Le Mondial en silence

De la sensation d’être père, mais pas encore, pas tout de suite, pas tout à fait.

– Un accouchement est un acte très fort pour une femme, c’est une infraction psychique. Elle peut tout à coup se mettre à crier, à vous insulter, vous pourriez même ne pas la reconnaître.

C’est effrayant ce qu’on raconte aux hommes dans les formations pour parents.

– Ne vous inquiétez pas, c’est normal. Contentez-vous de lui tenir la main et surtout bien sûr, ne vous énervez pas…

Quand on est comme moi d’un naturel susceptible à tendance paranoïaque, on fait mine de recevoir ce genre de recommandation avec philosophie. On acquiesce, on plaisante même, croyant ainsi dissimuler notre angoisse sous les traits d’un humour franchement contestable. Mais au fond, on sait. Il va falloir beaucoup d’effort et de patience pour ne pas prendre chaque « ferme-la ! » ou autre « arrête de me dire ce que je dois faire ! » comme une attaque scientifiquement adressée contre notre dignité.

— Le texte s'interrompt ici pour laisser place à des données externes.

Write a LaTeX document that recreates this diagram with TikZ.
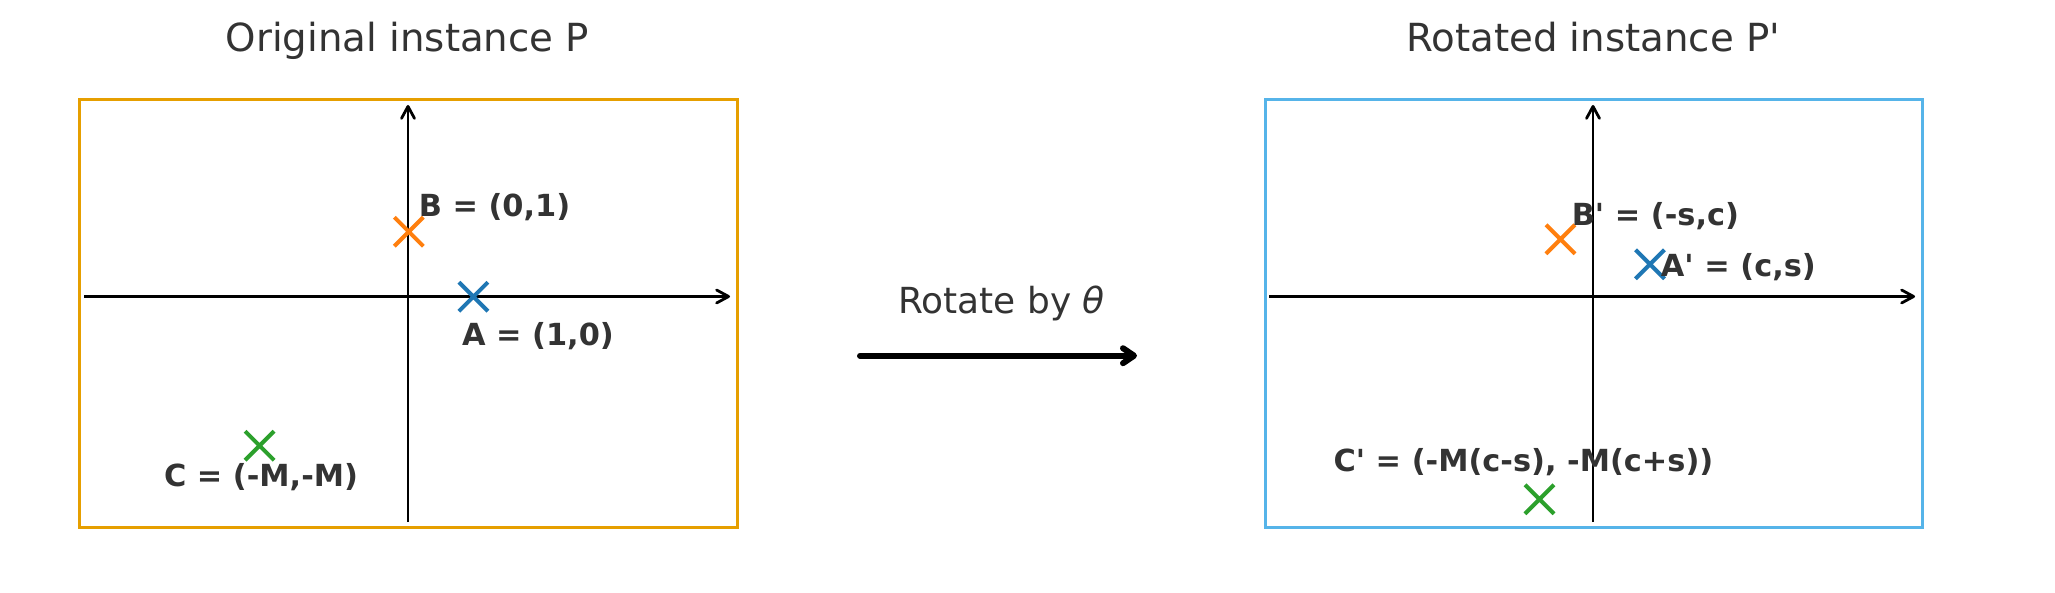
\documentclass[tikz,border=0pt]{standalone}
\usepackage{fontspec}
\setmainfont{DejaVu Sans}[Ligatures=TeXOff]
\usetikzlibrary{arrows.meta,shapes.misc}
\definecolor{boxL}{HTML}{E69F00}
\definecolor{boxR}{HTML}{56B4E9}
\definecolor{ptblue}{HTML}{1F77B4}
\definecolor{ptorange}{HTML}{FF7F0E}
\definecolor{ptgreen}{HTML}{2CA02C}
\definecolor{txt}{HTML}{333333}
\begin{document}
\begin{tikzpicture}[x=1pt,y=-1pt,
  title/.style={font=\fontsize{38.7}{46}\selectfont, text=txt, inner sep=0pt, anchor=base},
  lbl/.style={font=\fontsize{30.4}{36}\selectfont\bfseries, text=txt, inner sep=0pt, anchor=base west},
  mk/.style={cross out, draw=#1, line width=4pt, minimum size=25pt, inner sep=0pt},
  axisline/.style={line width=2.8pt, draw=black, -{Straight Barb[length=12pt,width=13pt,round]}},
  frame/.style={line width=3pt}]
\useasboundingbox[fill=white] (0,0) rectangle (2055,593);

% frames
\draw[frame, draw=boxL] (79.5,99.5) rectangle (737.5,527.5);
\draw[frame, draw=boxR] (1265.5,99.5) rectangle (1922,527.5);

% titles
\node[title] (tL) at (407.5,51.7) {Original instance P};
\node[title] (tR) at (1593.3,51.7) {Rotated instance P'};

% left axes
\coordinate (Lxl) at (84,296.5);
\coordinate (Lxr) at (730,296.5);
\coordinate (Lyb) at (408,522);
\coordinate (Lyt) at (408,105);
\draw[axisline] (Lxl) -- (Lxr);
\draw[axisline] (Lyb) -- (Lyt);

% right axes
\coordinate (Rxl) at (1269,296.5);
\coordinate (Rxr) at (1915,296.5);
\coordinate (Ryb) at (1593,522);
\coordinate (Ryt) at (1593,105);
\draw[axisline] (Rxl) -- (Rxr);
\draw[axisline] (Ryb) -- (Ryt);

% left points
\node[mk=ptorange] (B) at (408.8,231.7) {};
\node[mk=ptblue] (A) at (473.4,296.7) {};
\node[mk=ptgreen] (C) at (259.6,445.7) {};
\node[lbl] (Blbl) at (418.6,216.7) {B = (0,1)};
\node[lbl] (Albl) at (461.8,345.7) {A = (1,0)};
\node[lbl] (Clbl) at (163.8,486) {C = (-M,-M)};

% right points
\node[mk=ptorange] (Bp) at (1560.5,239.3) {};
\node[mk=ptblue] (Ap) at (1650,264.3) {};
\node[mk=ptgreen] (Cp) at (1539.5,499.3) {};
\node[lbl] (Bplbl) at (1571.6,225.7) {B' = (-s,c)};
\node[lbl] (Aplbl) at (1660.7,276.7) {A' = (c,s)};
\node[lbl] (Cplbl) at (1333.3,471.7) {C' = (-M(c-s), -M(c+s))};

% rotation arrow
\coordinate (arS) at (860,355.7);
\coordinate (arE) at (1137,355.7);
\draw[line width=6pt, line cap=round, -{Straight Barb[length=11pt,width=15pt,round]}] (arS) -- (arE);
\node[font=\fontsize{35.9}{42}\selectfont, text=txt, inner sep=0pt, anchor=base] (rot) at (1001.5,314) {Rotate by \textit{θ}};
\end{tikzpicture}
\end{document}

Depuis huit mois et trois-quarts, afin d’éviter de nous gâcher le plus beau jour de notre vie (et de fournir au corps médical un inépuisable sujet d’étonnement ou de plaisanterie), je me prépare dans le secret de mes carnets de notes, à endurer sans broncher les insultes les plus abjectes. Je répète mon texte plein de trac comme un jeune comédien avant son entrée en scène.

– Voilà, prends ma main ma chérie

– Tu m’emmerdes avec ta main

Elle, poussant.

– Fais-moi de l’air plutôt.

Le brumisateur à la main j’asperge alors son visage déformé de douleurs.

– C’est bien ma chérie, respire, respire…

– De l’air, je t’ai dit, pas de l’eau !

Je ne me vexe pas. Je ne me vexe pas. Je ne vexe pas.

Ne pas être trop sensible, être parfaitement détendu à l’instant où ma femme hurlera de douleur, où des dames en blouse se pencheront sur le col de son utérus avec intérêt, rester parfaitement calme quand je verrai pointer le crâne de mon enfant, n’être alors absolument pris d’aucun spasme, hurlement de joie, d’aucune crise de rire ou de larmes, rester digne, ne pas être ridicule, être à la hauteur de l’évènement.

Être un homme.

Être un père.

On prépare les hommes à l’accouchement de leurs femmes comme on demanderait à des footballeurs d’être champions du monde en silence.